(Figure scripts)

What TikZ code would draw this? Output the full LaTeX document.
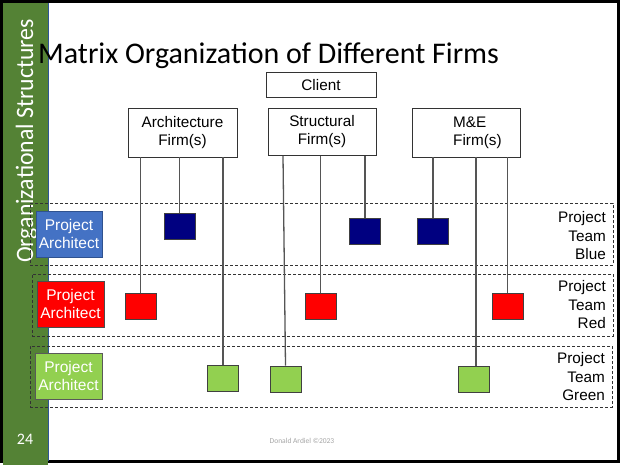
\documentclass[tikz,border=0pt]{standalone}
\usepackage{fontspec}
\setmainfont{Liberation Sans}
\newfontfamily\calfont{Carlito}
\newfontfamily\sidefont[FakeStretch=0.95]{Carlito}
\definecolor{barGreen}{HTML}{548235}
\definecolor{paBlue}{HTML}{4472C4}
\definecolor{paBlueEdge}{HTML}{2F528F}
\definecolor{sqNavy}{HTML}{000080}
\definecolor{sqRed}{HTML}{FF0000}
\definecolor{sqGreen}{HTML}{92D050}
\definecolor{lineGray}{HTML}{555555}
\definecolor{footGray}{HTML}{A6A6A6}
\definecolor{edgeBlue}{HTML}{2F5597}
\tikzset{
  firmbox/.style={draw=black!80, line width=0.8pt, fill=white, inner sep=0pt, font=\fontsize{15.3}{18}\selectfont, align=center},
  sq/.style={draw=black!75, line width=0.8pt, minimum width=31pt, minimum height=26pt, inner sep=0pt},
  pabox/.style={line width=0.9pt, minimum width=66pt, minimum height=46pt, inner sep=0pt, text=white, align=center, font=\fontsize{15.5}{18}\selectfont},
  teambox/.style={draw=black!80, dash pattern=on 3pt off 2pt, line width=0.9pt},
  teamlabel/.style={anchor=east, align=right, font=\fontsize{15.3}{18.5}\selectfont, inner sep=0pt},
  conn/.style={draw=lineGray, line width=1.3pt}
}
\begin{document}
\begin{tikzpicture}[x=1pt,y=-1pt]
\useasboundingbox (0,0) rectangle (621,465);
\fill[white] (0,0) rectangle (621,465);
% frame
\draw[black, line width=3pt] (1.5,1.5) rectangle (618.5,461.5);
% sidebar
\fill[barGreen] (3,3) rectangle (48,465);
\draw[edgeBlue, line width=0.8pt] (48.5,3) -- (48.5,461);
\node[rotate=90, anchor=base, inner sep=0pt, text=white, font=\sidefont\fontsize{25}{30}\selectfont] (side) at (33,141) {Organizational Structures};
\node[text=white, font=\calfont\fontsize{16}{19}\selectfont, inner sep=0pt] (pnum) at (25,439) {24};
% title
\node[anchor=base west, inner sep=0pt, font=\calfont\fontsize{30}{35}\selectfont] (title) at (38,63.5) {Matrix Organization of Different Firms};
% team boxes
\node[teambox, minimum width=583pt, minimum height=62pt, inner sep=0pt] (tblue) at (321.5,234) {};
\node[teambox, minimum width=581pt, minimum height=62pt, inner sep=0pt] (tred) at (322.5,305) {};
\node[teambox, minimum width=582pt, minimum height=61pt, inner sep=0pt] (tgreen) at (321,376.5) {};
% project architects
\node[pabox, fill=paBlue, draw=paBlueEdge] (pab) at (69,234) {Project\\Architect};
\node[pabox, fill=sqRed, draw=black!70, minimum width=67pt] (par) at (70.5,304) {Project\\Architect};
\node[pabox, fill=sqGreen, draw=black!65, minimum width=67pt] (pag) at (68.5,376) {Project\\Architect};
% team labels
\node[teamlabel] (lblue) at (606,236) {Project\\Team\\Blue};
\node[teamlabel] (lred) at (606,305) {Project\\Team\\Red};
\node[teamlabel] (lgreen) at (605,377) {Project\\Team\\Green};
% client and firms
\node[firmbox, minimum width=110pt, minimum height=25.5pt] (client) at (321,85) {Client};
\node[firmbox, minimum width=109pt, minimum height=49pt] (arch) at (182.5,132.5) {Architecture\\Firm(s)};
\node[firmbox, minimum width=108pt, minimum height=47.5pt] (struct) at (322,132) {Structural\\Firm(s)};
\node[firmbox, minimum width=108pt, minimum height=49pt] (me) at (466,132.5) {};
\node[anchor=west, align=left, inner sep=0pt, font=\fontsize{15.3}{18}\selectfont] (metext) at (453,132.5) {M\&E\\Firm(s)};
% squares
\node[sq, fill=sqNavy] (ab) at (179.5,226) {};
\node[sq, fill=sqRed] (ar) at (140.5,306) {};
\node[sq, fill=sqGreen] (ag) at (223,378) {};
\node[sq, fill=sqNavy] (sb) at (365,231) {};
\node[sq, fill=sqRed] (sr) at (320.5,306) {};
\node[sq, fill=sqGreen] (sg) at (285.5,379) {};
\node[sq, fill=sqNavy] (mb) at (433,231) {};
\node[sq, fill=sqRed] (mr) at (507.5,306) {};
\node[sq, fill=sqGreen] (mg) at (473.5,379) {};
% connectors
\draw[conn] (ar.north |- arch.south) -- (ar.north);
\draw[conn] (ab.north |- arch.south) -- (ab.north);
\draw[conn] (ag.north |- arch.south) -- (ag.north);
\coordinate (s1) at (283,155.8);
\draw[conn] (s1) -- (sg.north);
\draw[conn] (sr.north |- struct.south) -- (sr.north);
\draw[conn] (sb.north |- struct.south) -- (sb.north);
\draw[conn] (mb.north |- me.south) -- (mb.north);
\coordinate (m2) at (476,157);
\draw[conn] (m2) -- (m2 |- mg.north);
\draw[conn] (mr.north |- me.south) -- (mr.north);
% footer
\node[text=footGray, font=\calfont\fontsize{7.5}{9}\selectfont, inner sep=0pt] (foot) at (302,441) {Donald Ardiel ©2023};
\end{tikzpicture}
\end{document}
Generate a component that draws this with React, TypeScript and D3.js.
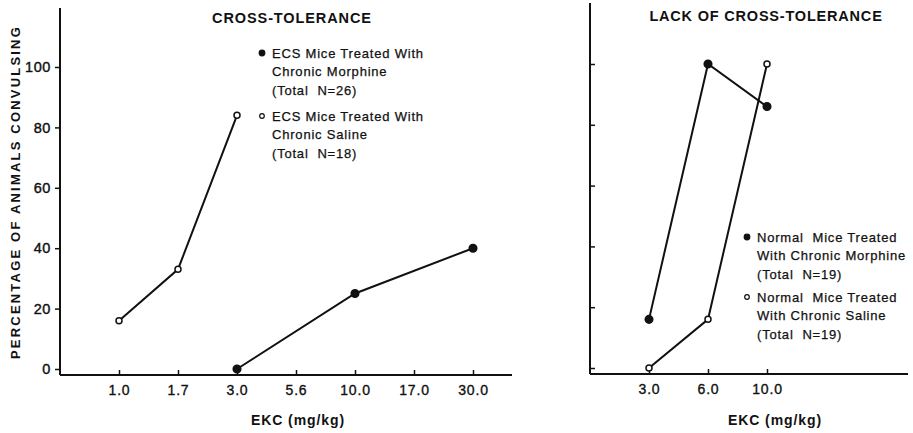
import React, { useEffect, useRef } from 'react';
import * as d3 from 'd3';

// dose categories on each x axis
const leftDoses = ['1.0', '1.7', '3.0', '5.6', '10.0', '17.0', '30.0'];
const rightDoses = ['3.0', '6.0', '10.0'];
const yTicks = [0, 20, 40, 60, 80, 100];

// cross-tolerance panel
const ecsMorphineDoses = ['3.0', '10.0', '30.0'];
const ecsMorphinePct = [0, 25, 40];
const ecsSalineDoses = ['1.0', '1.7', '3.0'];
const ecsSalinePct = [16, 33, 84];

// lack of cross-tolerance panel
const normalMorphineDoses = ['3.0', '6.0', '10.0'];
const normalMorphinePct = [16, 100, 86];
const normalSalineDoses = ['3.0', '6.0', '10.0'];
const normalSalinePct = [0, 16, 100];

const leftLegend = [
  { filled: true, lines: ['ECS Mice Treated With', 'Chronic Morphine', '(Total  N=26)'] },
  { filled: false, lines: ['ECS Mice Treated With', 'Chronic Saline', '(Total  N=18)'] },
];
const rightLegend = [
  { filled: true, lines: ['Normal  Mice Treated', 'With Chronic Morphine', '(Total  N=19)'] },
  { filled: false, lines: ['Normal  Mice Treated', 'With Chronic Saline', '(Total  N=19)'] },
];

const FONT = '"Liberation Sans", Arial, sans-serif';

const App: React.FC = () => {
  const svgRef = useRef<SVGSVGElement>(null);

  useEffect(() => {
    if (!svgRef.current) return;
    const svg = d3.select(svgRef.current);
    svg.selectAll('*').remove();

    const step = 59;

    const drawPanel = (opts: {
      axisX: number;
      axisRight: number;
      axisY: number;
      top: number;
      zeroY: number;
      hundredY: number;
      doses: string[];
      showYLabels: boolean;
      yTickDir: number;
    }) => {
      const g = svg.append('g');
      const x = d3
        .scalePoint<string>()
        .domain(opts.doses)
        .range([opts.axisX + step, opts.axisX + step * opts.doses.length]);
      const y = d3.scaleLinear().domain([0, 100]).range([opts.zeroY, opts.hundredY]);

      // axis lines
      g.append('line')
        .attr('x1', opts.axisX)
        .attr('x2', opts.axisX)
        .attr('y1', opts.top)
        .attr('y2', opts.axisY)
        .attr('stroke', '#111')
        .attr('stroke-width', 2);
      g.append('line')
        .attr('x1', opts.axisX)
        .attr('x2', opts.axisRight)
        .attr('y1', opts.axisY)
        .attr('y2', opts.axisY)
        .attr('stroke', '#111')
        .attr('stroke-width', 2.2);

      const xAxis = g
        .append('g')
        .attr('transform', `translate(0,${opts.axisY})`)
        .call(d3.axisBottom(x).tickSizeInner(-5).tickSizeOuter(0).tickPadding(10));
      xAxis.select('.domain').remove();
      xAxis.selectAll('line').attr('stroke', '#111').attr('stroke-width', 1.5);
      xAxis
        .selectAll('text')
        .attr('font-family', FONT)
        .attr('font-size', 14)
        .attr('letter-spacing', 0.8)
        .attr('stroke', '#111')
        .attr('stroke-width', 0.35)
        .attr('fill', '#111');

      const yAxis = g
        .append('g')
        .attr('transform', `translate(${opts.axisX},0)`)
        .call(
          d3
            .axisLeft(y)
            .tickValues(yTicks)
            .tickSizeInner(opts.yTickDir * 5)
            .tickSizeOuter(0)
            .tickPadding(opts.showYLabels ? 4 : 0)
            .tickFormat((d) => (opts.showYLabels ? String(d) : ''))
        );
      yAxis.select('.domain').remove();
      yAxis.selectAll('line').attr('stroke', '#111').attr('stroke-width', 1.5);
      yAxis
        .selectAll('text')
        .attr('font-family', FONT)
        .attr('font-size', 14.5)
        .attr('letter-spacing', 0.6)
        .attr('stroke', '#111')
        .attr('stroke-width', 0.4)
        .attr('fill', '#111');

      return { g, x, y };
    };

    const drawSeries = (
      g: d3.Selection<SVGGElement, unknown, null, undefined>,
      x: d3.ScalePoint<string>,
      y: d3.ScaleLinear<number, number>,
      doses: string[],
      pct: number[],
      filled: boolean
    ) => {
      const pts = doses.map((d, i) => [x(d)!, y(pct[i])] as [number, number]);
      g.append('path')
        .attr('d', d3.line()(pts))
        .attr('fill', 'none')
        .attr('stroke', '#111')
        .attr('stroke-width', 2);
      g.selectAll(null)
        .data(pts)
        .enter()
        .append('circle')
        .attr('cx', (p) => p[0])
        .attr('cy', (p) => p[1])
        .attr('r', filled ? 3.8 : 3)
        .attr('fill', filled ? '#111' : '#fff')
        .attr('stroke', '#111')
        .attr('stroke-width', 1.5);
    };

    const drawLegend = (
      g: d3.Selection<SVGGElement, unknown, null, undefined>,
      items: { filled: boolean; lines: string[] }[],
      dotX: number,
      startY: number,
      groupGap: number
    ) => {
      items.forEach((it, k) => {
        const cy = startY + k * groupGap;
        g.append('circle')
          .attr('cx', dotX)
          .attr('cy', cy)
          .attr('r', it.filled ? 2.8 : 2.3)
          .attr('fill', it.filled ? '#111' : '#fff')
          .attr('stroke', '#111')
          .attr('stroke-width', 1.2);
        it.lines.forEach((line, j) => {
          g.append('text')
            .attr('x', dotX + 10)
            .attr('y', cy + j * 18.5)
            .attr('dy', '0.35em')
            .attr('font-family', FONT)
            .attr('font-size', 13)
            .attr('letter-spacing', 0.8)
            .attr('stroke', '#111')
            .attr('stroke-width', 0.25)
            .attr('fill', '#111')
            .style('white-space', 'pre')
            .text(line);
        });
      });
    };

    const left = drawPanel({
      axisX: 60,
      axisRight: 512,
      axisY: 375,
      top: 8,
      zeroY: 369,
      hundredY: 67,
      doses: leftDoses,
      showYLabels: true,
      yTickDir: 1,
    });
    drawSeries(left.g, left.x, left.y, ecsSalineDoses, ecsSalinePct, false);
    drawSeries(left.g, left.x, left.y, ecsMorphineDoses, ecsMorphinePct, true);
    drawLegend(left.g, leftLegend, 262, 53, 63);

    const right = drawPanel({
      axisX: 590,
      axisRight: 908,
      axisY: 374,
      top: 3,
      zeroY: 368,
      hundredY: 64,
      doses: rightDoses,
      showYLabels: false,
      yTickDir: -1,
    });
    drawSeries(right.g, right.x, right.y, normalMorphineDoses, normalMorphinePct, true);
    drawSeries(right.g, right.x, right.y, normalSalineDoses, normalSalinePct, false);
    drawLegend(right.g, rightLegend, 747, 237, 60);

    const addText = (
      txt: string,
      x: number,
      y: number,
      size: number,
      spacing: number,
      rotate = false
    ) => {
      svg
        .append('text')
        .attr('x', x)
        .attr('y', y)
        .attr('dy', '0.35em')
        .attr('text-anchor', 'middle')
        .attr('font-family', FONT)
        .attr('font-weight', 'bold')
        .attr('font-size', size)
        .attr('letter-spacing', spacing)
        .attr('fill', '#111')
        .attr('transform', rotate ? `rotate(-90,${x},${y})` : null)
        .text(txt);
    };

    addText('CROSS-TOLERANCE', 292, 18, 14.5, 0.9);
    addText('LACK OF CROSS-TOLERANCE', 766, 16, 14.5, 0.8);
    addText('EKC (mg/kg)', 298, 420, 14, 0.9);
    addText('EKC (mg/kg)', 775, 420, 14, 0.9);
    addText('PERCENTAGE OF ANIMALS CONVULSING', 15, 192, 13, 2.2, true);
  }, []);

  return (
    <div style={{ position: 'absolute', left: 0, top: 0, background: '#fff' }}>
      <svg ref={svgRef} width={913} height={433} />
    </div>
  );
};

export default App;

§ **AIM OF THE EXERCISE**:
Begin with the line where "Generate a component" appears and end with the line where "const normalSalinePct = [0, 16, 100];" appears. Copy only that stretch, exactly, with no pictures.

§ **TASK RESPONSE**:
Generate a component that draws this with React, TypeScript and D3.js.
import React, { useEffect, useRef } from 'react';
import * as d3 from 'd3';

// dose categories on each x axis
const leftDoses = ['1.0', '1.7', '3.0', '5.6', '10.0', '17.0', '30.0'];
const rightDoses = ['3.0', '6.0', '10.0'];
const yTicks = [0, 20, 40, 60, 80, 100];

// cross-tolerance panel
const ecsMorphineDoses = ['3.0', '10.0', '30.0'];
const ecsMorphinePct = [0, 25, 40];
const ecsSalineDoses = ['1.0', '1.7', '3.0'];
const ecsSalinePct = [16, 33, 84];

// lack of cross-tolerance panel
const normalMorphineDoses = ['3.0', '6.0', '10.0'];
const normalMorphinePct = [16, 100, 86];
const normalSalineDoses = ['3.0', '6.0', '10.0'];
const normalSalinePct = [0, 16, 100];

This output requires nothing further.